David Chavern, the head of the News Media Alliance, a trade group representing outlets across the country, said that Facebook does little outreach to the media despite having huge amounts of influence over news outlets’ traffic.

“Everyone expected the internet to be a place where everybody gets a voice, that's super democratic, but it turns out that the underlying dynamics of the internet is that there are a few huge gatekeepers, Facebook being one of them,” Chavern told The Hill.

Chavern added that many companies rely on the site to generate traffic and “Facebook gets to decide whether they live or die.”

Facebook did not respond to a request for comment.

Adam Mosseri, the head of Facebook’s News Feed division, acknowledged in a separate blog post that the changes could have adverse affects on media outlets.

“As we make these updates, Pages may see their reach, video watch time and referral traffic decrease,” Mosseri wrote. “The impact will vary from Page to Page, driven by factors including the type of content they produce and how people interact with it. Pages making posts that people generally don’t react to or comment on could see the biggest decreases in distribution.”

Campbell Brown, a former CNN anchor who Facebook hired last year to serve as a media industry liaison, told a group of publishers on Facebook that the move will force companies to focus on posting content that will “inspire meaningful interactions.”

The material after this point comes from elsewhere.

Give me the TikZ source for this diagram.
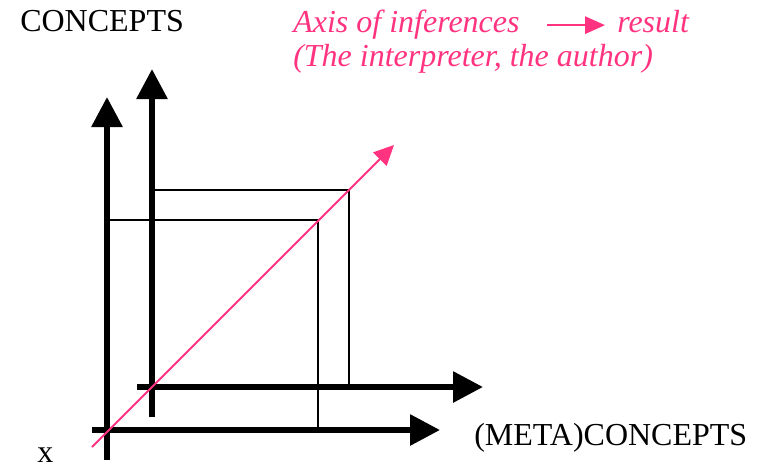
\documentclass[tikz,border=0pt]{standalone}
\usepackage{fontspec}
\setmainfont{Liberation Serif}
\usetikzlibrary{arrows.meta, positioning}
\definecolor{INFpink}{RGB}{255, 51, 128}

\begin{document}
\begin{tikzpicture}[x=0.75pt, y=-0.75pt,
		axis/.style={line width=4.5pt, -{Triangle[length=22.5pt, width=22.5pt]}},
		frame/.style={line width=1.2pt},
		infer/.style={INFpink, line width=1.5pt, -{Triangle[length=15pt, width=14pt]}},
		lbl/.style={font=\fontsize{24}{28}\selectfont, inner sep=0pt},
		note/.style={INFpink, font=\fontsize{24}{28}\selectfont\itshape, inner sep=0pt}]
		\useasboundingbox (0,0) rectangle (763,467);
		
		% Outer axes
		\coordinate (y1b) at (107,460);
		\coordinate (y1) at (107,97);
		\coordinate (x1b) at (92,430);
		\coordinate (x1) at (440,430);
		\draw[axis] (y1b) -- (y1);
		\draw[axis] (x1b) -- (x1);
		
		% Inner axes
		\coordinate (y2b) at (152,417);
		\coordinate (y2) at (152,69);
		\coordinate (x2b) at (137,387);
		\coordinate (x2) at (483,387);
		\draw[axis] (y2b) -- (y2);
		\draw[axis] (x2b) -- (x2);
		
		% Frames
		\coordinate (f1a) at (107,220);
		\coordinate (f1) at (318,220);
		\coordinate (f1b) at (318,430);
		\coordinate (f2a) at (152,190);
		\coordinate (f2) at (349,190);
		\coordinate (f2b) at (349,387);
		\draw[frame] (f1a) -- (f1) -- (f1b);
		\draw[frame] (f2a) -- (f2) -- (f2b);
		
		% Axis of inferences
		\coordinate (i0) at (92,447);
		\coordinate (i1) at (394,145);
		\draw[infer] (i0) -- (i1);
		
		% Labels
		\node[lbl, anchor=base west] (concepts) at (20,32) {CONCEPTS};
		\node[lbl, anchor=base west] (meta) at (474,445) {(META)CONCEPTS};
		\node[lbl, anchor=base west] (x) at (37,462) {x};
		\node[note, anchor=base west] (axisinf) at (293,33) {Axis of inferences};
		\node[note, anchor=base west] (result) at (617,33) {result};
		\node[note, anchor=base west] (who) at (293,67) {(The interpreter, the author)};
		\draw[infer, -{Triangle[length=15pt, width=13pt]}, shorten <=20pt, shorten >=9pt] (axisinf.east) -- (axisinf.east -| result.west);
	\end{tikzpicture}
\end{document}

According to Facebook’s announcement, the company will give priority to posts that it predicts will drive more engagement through shares and comments, and that less content from company pages will show up at the top of users’ feeds.

But digital media outlets still have plenty of questions. For one thing, it’s still not clear what this change will actually mean.

“Any time something like this gets announced this quickly without much input from publishers that has such a significant impact on publishers' business is concerning,” Jason Kint, the CEO of Digital Content Next, told The Hill. “We just don't know enough about how it's going to affect them.”

The promise to focus more on content from people Facebook users actually know isn’t new. In June 2016, the social giant made a similar announcement, promising to elevate posts from “friends and family” to the top of users’ feeds over branded content.

Last year, Facebook announced that it would be testing separate feeds for “personal and public content” — a move that also led to an outcry from the media industry that prompted Facebook to clarify that it had no plans to roll the feature out broadly. Facebook said that the latest move is different from last year’s tests.

And the platform regularly makes unannounced tweaks to its algorithms that cause fluctuations in traffic to media outlets, who must adjust their strategies accordingly.

It’s still unclear if the newly announced changes will amount to a bigger shift than changes that the company has made in the past, or whether it will prove to be a symbolic gesture meant to appease critics days before Facebook is scheduled to testify before Congress about extremist content.

“Because the algorithm itself is secret, the description of the changes in it are necessarily pretty vague,” Chavern said. “So you really don't know until it plays out what exactly it all means.”